Let's consider $n$ distinct non-zero real numbers $(r_1<r_2<...<r_n)$ such that $\forall (i,j) \; i\ne j:$ $ \frac{r_i}{r_j}\notin \mathbb{Q}$
Let $E$ be the subset of $ \mathbb{R}$ defined by: $E=\{v\;| v=\sum_{i=1}^{n} a_{i}r_{i}\: ;\: a_i\in\mathbb{Q}\}$
For a given real number $x:$
- What is the best algorithm to know if $x\in E$ or not
- For any real number $\varepsilon >0$, how to find $(a_1,a_2,...,a_n) \in \mathbb{Q}^n\ $ such that $|x-\sum_{i=1}^{n} a_{i}r_{i}|<\varepsilon$
What is the best algorithm to know if $x\in E$ or not?

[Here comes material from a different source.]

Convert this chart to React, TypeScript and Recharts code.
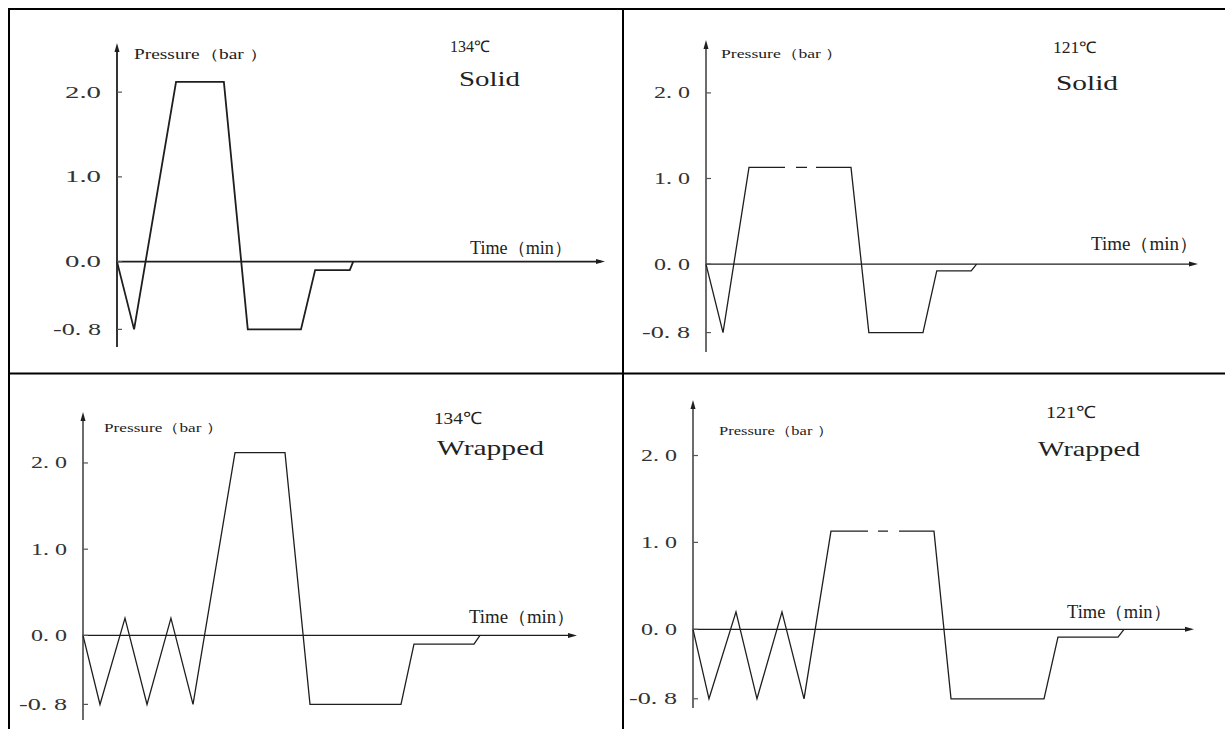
import React from "react";
import { LineChart, Line, XAxis, YAxis, ReferenceLine } from "recharts";

// pressure ticks and their printed labels
const yTicks = [-0.8, 0, 1, 2];
const tickLabelsSolid134 = ["-0. 8", "0.0", "1.0", "2.0"];
const tickLabelsSpaced = ["-0. 8", "0. 0", "1. 0", "2. 0"];

// time is relative (0 = pressure axis, 100 = end of time arrow)
const solid134Time = [0, 3.5, 12.1, 21.9, 26.8, 37.7, 40.6, 47.7, 48.4];
const solid134Pressure = [0, -0.8, 2.12, 2.12, -0.8, -0.8, -0.1, -0.1, 0];

// null = break in the (dashed) holding phase
const solid121Time = [0, 3.46, 8.74, 16.06, 17.2, 18.29, 20.53, 21.4, 22.36, 29.47, 33.1, 44.1, 46.9, 53.9, 55.0];
const solid121Pressure = [0, -0.8, 1.13, 1.13, null, 1.13, 1.13, null, 1.13, 1.13, -0.8, -0.8, -0.08, -0.08, 0];

const wrapped134Time = [0, 3.44, 8.5, 12.96, 17.8, 22.27, 30.77, 40.89, 45.95, 64.37, 67.0, 79.15, 80.36];
const wrapped134Pressure = [0, -0.8, 0.2, -0.8, 0.2, -0.8, 2.12, 2.12, -0.8, -0.8, -0.1, -0.1, 0];

const wrapped121Time = [0, 3.19, 8.58, 12.77, 17.76, 22.16, 27.54, 34.93, 36.0, 36.93, 38.92, 40.0, 41.12, 48.1, 51.5, 70.06, 72.85, 84.83, 86.03];
const wrapped121Pressure = [0, -0.8, 0.2, -0.8, 0.2, -0.8, 1.13, 1.13, null, 1.13, 1.13, null, 1.13, 1.13, -0.8, -0.8, -0.09, -0.09, 0];

const INK = "#1e1e1e";
const FONT = "'Liberation Serif', 'Times New Roman', serif";
const YW = 70;

type TextSpec = { x: number; y: number; w: number; size: number };

const panels = [
  {
    time: solid134Time, pressure: solid134Pressure, labels: tickLabelsSolid134,
    temp: "134℃", kind: "Solid",
    axisX: 117, axisLen: 488, top: 43, bottom: 347, domain: [-1.008, 2.58], sw: 1.8,
    pressureText: { x: 134, y: 59, w: 134, size: 14 },
    tempText: { x: 450, y: 52, w: 40, size: 16 },
    kindText: { x: 459, y: 86, w: 61, size: 22 },
    timeText: { x: 470, y: 254, w: 102, size: 18 },
  },
  {
    time: solid121Time, pressure: solid121Pressure, labels: tickLabelsSpaced,
    temp: "121℃", kind: "Solid",
    axisX: 706, axisLen: 492, top: 40, bottom: 352, domain: [-1.027, 2.618], sw: 1.3,
    pressureText: { x: 721, y: 58, w: 122, size: 13 },
    tempText: { x: 1053, y: 53, w: 44, size: 16 },
    kindText: { x: 1056, y: 90, w: 62, size: 22 },
    timeText: { x: 1091, y: 250, w: 107, size: 18 },
  },
  {
    time: wrapped134Time, pressure: wrapped134Pressure, labels: tickLabelsSpaced,
    temp: "134℃", kind: "Wrapped",
    axisX: 83, axisLen: 494, top: 412, bottom: 720, domain: [-0.981, 2.591], sw: 1.3,
    pressureText: { x: 104, y: 432, w: 119, size: 13 },
    tempText: { x: 434, y: 424, w: 48, size: 17 },
    kindText: { x: 437, y: 455, w: 107, size: 22 },
    timeText: { x: 469, y: 623, w: 106, size: 18 },
  },
  {
    time: wrapped121Time, pressure: wrapped121Pressure, labels: tickLabelsSpaced,
    temp: "121℃", kind: "Wrapped",
    axisX: 693, axisLen: 501, top: 400, bottom: 708, domain: [-0.906, 2.639], sw: 1.3,
    pressureText: { x: 719, y: 435, w: 114, size: 13 },
    tempText: { x: 1046, y: 418, w: 50, size: 17 },
    kindText: { x: 1038, y: 456, w: 102, size: 22 },
    timeText: { x: 1067, y: 618, w: 104, size: 18 },
  },
];

const makeTick = (labels: string[]) => (props: any) => {
  const { x, y, payload } = props;
  const label = labels[yTicks.indexOf(payload.value)];
  const chars = label.replace(/ /g, "").length;
  return (
    <g>
      <line x1={x + 16} x2={x + 21} y1={y} y2={y} stroke="#555" strokeWidth={1.2} />
      <text
        x={x - chars * 12}
        y={y}
        dominantBaseline="central"
        fontFamily={FONT}
        fontSize={17}
        fill="#333"
        textLength={chars * 12}
        lengthAdjust="spacingAndGlyphs"
      >
        {label}
      </text>
    </g>
  );
};

const yAxisShape = (sw: number) => (props: any) => {
  const { x1, y1, y2 } = props;
  const top = Math.min(y1, y2);
  const bot = Math.max(y1, y2);
  return (
    <g>
      <line x1={x1} x2={x1} y1={top + 4} y2={bot} stroke={INK} strokeWidth={sw} />
      <path d={`M${x1},${top} L${x1 - 2.5},${top + 9} L${x1 + 2.5},${top + 9} Z`} fill={INK} />
    </g>
  );
};

const xAxisShape = (sw: number) => (props: any) => {
  const { x1, x2, y1 } = props;
  const left = Math.min(x1, x2);
  const right = Math.max(x1, x2);
  return (
    <g>
      <line x1={left} x2={right - 4} y1={y1} y2={y1} stroke={INK} strokeWidth={sw} />
      <path d={`M${right},${y1} L${right - 9},${y1 - 2.5} L${right - 9},${y1 + 2.5} Z`} fill={INK} />
    </g>
  );
};

function Label({ t, text, italic }: { t: TextSpec; text: string; italic?: boolean }) {
  return (
    <text
      x={t.x}
      y={t.y}
      fontFamily={FONT}
      fontSize={t.size}
      fill="#222"
      textLength={t.w}
      lengthAdjust="spacingAndGlyphs"
      fontStyle={italic ? "italic" : "normal"}
    >
      {text}
    </text>
  );
}

function Panel({ p }: { p: (typeof panels)[number] }) {
  const data = p.time.map((t, i) => ({ t, p: p.pressure[i] }));
  const mTop = 6;
  const mRight = 10;
  return (
    <div style={{ position: "absolute", left: p.axisX - YW, top: p.top - mTop }}>
      <LineChart
        width={YW + p.axisLen + mRight}
        height={p.bottom - p.top + mTop * 2}
        data={data}
        margin={{ top: mTop, right: mRight, bottom: mTop, left: 0 }}
      >
        <XAxis dataKey="t" type="number" domain={[0, 100]} hide />
        <YAxis
          type="number"
          domain={p.domain}
          ticks={yTicks}
          width={YW}
          axisLine={false}
          tickLine={false}
          tickSize={0}
          tickMargin={16}
          interval={0}
          tick={makeTick(p.labels)}
        />
        <ReferenceLine
          segment={[{ x: 0, y: p.domain[0] }, { x: 0, y: p.domain[1] }]}
          ifOverflow="visible"
          shape={yAxisShape(p.sw)}
        />
        <ReferenceLine y={0} ifOverflow="visible" shape={xAxisShape(p.sw)} />
        <Line
          type="linear"
          dataKey="p"
          stroke={INK}
          strokeWidth={p.sw}
          dot={false}
          activeDot={false}
          isAnimationActive={false}
        />
      </LineChart>
    </div>
  );
}

export default function App() {
  return (
    <div style={{ position: "fixed", left: 0, top: 0, width: 1225, height: 729, background: "#fff", overflow: "hidden" }}>
      {panels.map((p, i) => (
        <Panel key={i} p={p} />
      ))}
      <svg
        width={1225}
        height={729}
        style={{ position: "absolute", left: 0, top: 0, pointerEvents: "none" }}
      >
        <rect x={8} y={8} width={1217} height={2} fill="#000" />
        <rect x={8} y={8} width={2} height={721} fill="#000" />
        <rect x={622} y={8} width={2} height={721} fill="#000" />
        <rect x={8} y={372.5} width={1217} height={2} fill="#000" />
        {panels.map((p, i) => (
          <g key={i}>
            <Label t={p.pressureText} text="Pressure（bar ）" />
            <Label t={p.tempText} text={p.temp} />
            <Label t={p.kindText} text={p.kind} />
            <Label t={p.timeText} text="Time（min）" />
          </g>
        ))}
      </svg>
    </div>
  );
}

As soon as $n \ge 2$, one of the $r_i$ will be irrational. Finding algorithms that works on irrational numbers will be difficult. How do you represent such a number?
For any real number $\varepsilon >0$, how to find $(a_1,a_2,...,a_n) \in \mathbb{Q}^n\ $ such that $|x-\sum_{i=1}^{n} a_{i}r_{i}|<\varepsilon$
You can notice that $G= \{a_1 r_1 + a_2 r_2 \mid (a_1,a_2) \in \mathbb Z^2\}$ is a subgroup of $(\mathbb R, +)$. A classical result concerning subgroups of $(\mathbb R,+)$ is that they are either discrete or dense. As $\frac{r_2}{r_1} \notin \mathbb Q$, $G$ is dense.
So in fact you can already find $y \in G$ such that $\vert x - y \vert < \epsilon$.
Practically, as $\mathbb Z^2$ is countable, just enumerates it until you find an appropriate element of $G$.